Recorded information:
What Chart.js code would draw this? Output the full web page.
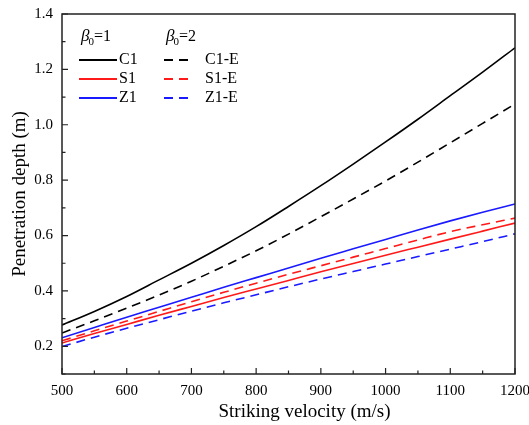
<!DOCTYPE html>
<html>
<head>
<meta charset="utf-8">
<script src="https://cdn.jsdelivr.net/npm/chart.js@4.4.1/dist/chart.umd.min.js"></script>
<style>
  html, body { margin: 0; padding: 0; background: #fff; }
  #wrap { width: 529px; height: 425px; }
</style>
</head>
<body>
<div id="wrap"><canvas id="depthChart"></canvas></div>
<script>
// striking velocity (m/s)
var velocity = [500, 550, 600, 650, 700, 750, 800, 850, 900, 950, 1000, 1050, 1100, 1150, 1200];

// penetration depth (m), beta0 = 1
var c1 = [0.277, 0.326, 0.380, 0.440, 0.500, 0.564, 0.632, 0.705, 0.780, 0.858, 0.938, 1.020, 1.105, 1.190, 1.278];
var s1 = [0.212, 0.246, 0.279, 0.312, 0.344, 0.376, 0.407, 0.438, 0.469, 0.499, 0.529, 0.558, 0.587, 0.616, 0.645];
var z1 = [0.231, 0.268, 0.305, 0.341, 0.377, 0.413, 0.448, 0.483, 0.518, 0.552, 0.586, 0.620, 0.653, 0.684, 0.714];

// penetration depth (m), beta0 = 2
var c1e = [0.248, 0.292, 0.338, 0.385, 0.435, 0.489, 0.545, 0.605, 0.668, 0.732, 0.797, 0.865, 0.935, 1.005, 1.075];
var s1e = [0.220, 0.256, 0.291, 0.326, 0.361, 0.395, 0.428, 0.460, 0.491, 0.522, 0.553, 0.584, 0.614, 0.639, 0.663];
var z1e = [0.199, 0.233, 0.265, 0.296, 0.327, 0.357, 0.386, 0.415, 0.443, 0.470, 0.497, 0.524, 0.551, 0.578, 0.606];

var xTicks = [500, 600, 700, 800, 900, 1000, 1100, 1200];
var yTicks = [0.2, 0.4, 0.6, 0.8, 1.0, 1.2, 1.4];

var serif = "'Liberation Serif', 'Times New Roman', serif";
var dash = [9, 6];

function pts(ys) {
    return velocity.map(function (v, i) { return { x: v, y: ys[i] }; });
}

function line(label, ys, color, dashed) {
    return {
        label: label,
        data: pts(ys),
        borderColor: color,
        backgroundColor: color,
        borderWidth: 1.6,
        borderDash: dashed ? dash : [],
        pointRadius: 0,
        cubicInterpolationMode: 'monotone',
        fill: false
    };
}

// frame + inward ticks (major and minor) + x axis title
var framePlugin = {
    id: 'frame',
    afterDraw: function (chart) {
        var ctx = chart.ctx, a = chart.chartArea;
        var xs = chart.scales.x, ys = chart.scales.y;
        ctx.save();
        ctx.strokeStyle = '#222';
        ctx.lineWidth = 1.5;
        ctx.strokeRect(a.left, a.top, a.right - a.left, a.bottom - a.top);
        ctx.lineWidth = 1.2;
        ctx.beginPath();
        for (var v = 500; v <= 1200; v += 50) {
            var px = xs.getPixelForValue(v);
            var len = (v % 100 === 0) ? 6 : 3.5;
            ctx.moveTo(px, a.bottom);
            ctx.lineTo(px, a.bottom - len);
        }
        for (var k = 1; k <= 14; k++) {
            var py = ys.getPixelForValue(k / 10);
            var l2 = (k % 2 === 0) ? 6 : 3.5;
            ctx.moveTo(a.left, py);
            ctx.lineTo(a.left + l2, py);
        }
        ctx.stroke();

        // x title sits a bit right of centre in the original
        ctx.fillStyle = '#000';
        ctx.font = '19px ' + serif;
        ctx.textAlign = 'center';
        ctx.textBaseline = 'alphabetic';
        ctx.fillText('Striking velocity (m/s)', (a.left + a.right) / 2 + 16, 417);
        ctx.restore();
    }
};

// two-column legend with beta0 headers
var legendPlugin = {
    id: 'twoColLegend',
    afterDraw: function (chart) {
        var ctx = chart.ctx, a = chart.chartArea;
        var ds = chart.data.datasets;
        var cols = [
            { x: a.left + 19, lineW: 38, textX: a.left + 57, head: '1', items: [0, 1, 2] },
            { x: a.left + 104, lineW: 28, textX: a.left + 143, head: '2', items: [3, 4, 5] }
        ];
        var rowY = [a.top + 46, a.top + 65, a.top + 84];
        ctx.save();
        cols.forEach(function (c) {
            // header: beta_0 = n
            var hy = a.top + 23;
            ctx.fillStyle = '#000';
            ctx.textBaseline = 'middle';
            ctx.textAlign = 'left';
            ctx.font = 'italic 17px ' + serif;
            ctx.fillText('\u03b2', c.x, hy);
            var bw = ctx.measureText('\u03b2').width;
            ctx.font = '11px ' + serif;
            ctx.fillText('0', c.x + bw - 1, hy + 5);
            var zw = ctx.measureText('0').width;
            ctx.font = '16px ' + serif;
            ctx.fillText('=' + c.head, c.x + bw + zw - 1, hy);

            c.items.forEach(function (idx, r) {
                var d = ds[idx];
                ctx.strokeStyle = d.borderColor;
                ctx.lineWidth = 1.8;
                ctx.setLineDash(d.borderDash || []);
                ctx.beginPath();
                ctx.moveTo(c.x - 2, rowY[r]);
                ctx.lineTo(c.x - 2 + c.lineW, rowY[r]);
                ctx.stroke();
                ctx.setLineDash([]);
                ctx.fillStyle = '#000';
                ctx.font = '16px ' + serif;
                ctx.fillText(d.label, c.textX, rowY[r]);
            });
        });
        ctx.restore();
    }
};

var ctx = document.getElementById('depthChart').getContext('2d');
var depthChart = new Chart(ctx, {
    type: 'line',
    data: {
        datasets: [
            line('C1', c1, '#000000', false),
            line('S1', s1, '#ff1a1a', false),
            line('Z1', z1, '#1a1aff', false),
            line('C1-E', c1e, '#000000', true),
            line('S1-E', s1e, '#ff1a1a', true),
            line('Z1-E', z1e, '#1a1aff', true)
        ]
    },
    options: {
        responsive: true,
        maintainAspectRatio: false,
        animation: false,
        layout: { padding: { top: 14, right: 14, left: 0, bottom: 0 } },
        plugins: { legend: { display: false }, tooltip: { enabled: false } },
        scales: {
            x: {
                type: 'linear',
                min: 500,
                max: 1200,
                grid: { display: false, drawTicks: false },
                border: { display: false },
                afterBuildTicks: function (s) {
                    s.ticks = xTicks.map(function (v) { return { value: v }; });
                },
                afterFit: function (s) {
                    s.paddingLeft = 0;
                    s.paddingRight = 0;
                    s.height = 51;
                },
                ticks: {
                    color: '#000',
                    padding: 8,
                    maxRotation: 0,
                    font: { family: serif, size: 15 },
                    callback: function (v) { return String(v); }
                },
                title: { display: false }
            },
            y: {
                type: 'linear',
                min: 0.1,
                max: 1.4,
                grid: { display: false, drawTicks: false },
                border: { display: false },
                afterBuildTicks: function (s) {
                    s.ticks = yTicks.map(function (v) { return { value: v }; });
                },
                afterFit: function (s) {
                    s.width = 62;
                    s.paddingTop = 0;
                    s.paddingBottom = 0;
                },
                ticks: {
                    color: '#000',
                    padding: 9,
                    font: { family: serif, size: 15 },
                    callback: function (v) { return Number(v).toFixed(1); }
                },
                title: {
                    display: true,
                    text: 'Penetration depth (m)',
                    color: '#000',
                    font: { family: serif, size: 19 },
                    padding: { top: 9, bottom: 0 }
                }
            }
        }
    },
    plugins: [framePlugin, legendPlugin]
});
</script>
</body>
</html>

Written task: Pictures stay out. Print the data exactly, from its first line through the line containing "0.653, 0.684, 0.714];".

Response:
What Chart.js code would draw this? Output the full web page.
<!DOCTYPE html>
<html>
<head>
<meta charset="utf-8">
<script src="https://cdn.jsdelivr.net/npm/chart.js@4.4.1/dist/chart.umd.min.js"></script>
<style>
  html, body { margin: 0; padding: 0; background: #fff; }
  #wrap { width: 529px; height: 425px; }
</style>
</head>
<body>
<div id="wrap"><canvas id="depthChart"></canvas></div>
<script>
// striking velocity (m/s)
var velocity = [500, 550, 600, 650, 700, 750, 800, 850, 900, 950, 1000, 1050, 1100, 1150, 1200];

// penetration depth (m), beta0 = 1
var c1 = [0.277, 0.326, 0.380, 0.440, 0.500, 0.564, 0.632, 0.705, 0.780, 0.858, 0.938, 1.020, 1.105, 1.190, 1.278];
var s1 = [0.212, 0.246, 0.279, 0.312, 0.344, 0.376, 0.407, 0.438, 0.469, 0.499, 0.529, 0.558, 0.587, 0.616, 0.645];
var z1 = [0.231, 0.268, 0.305, 0.341, 0.377, 0.413, 0.448, 0.483, 0.518, 0.552, 0.586, 0.620, 0.653, 0.684, 0.714];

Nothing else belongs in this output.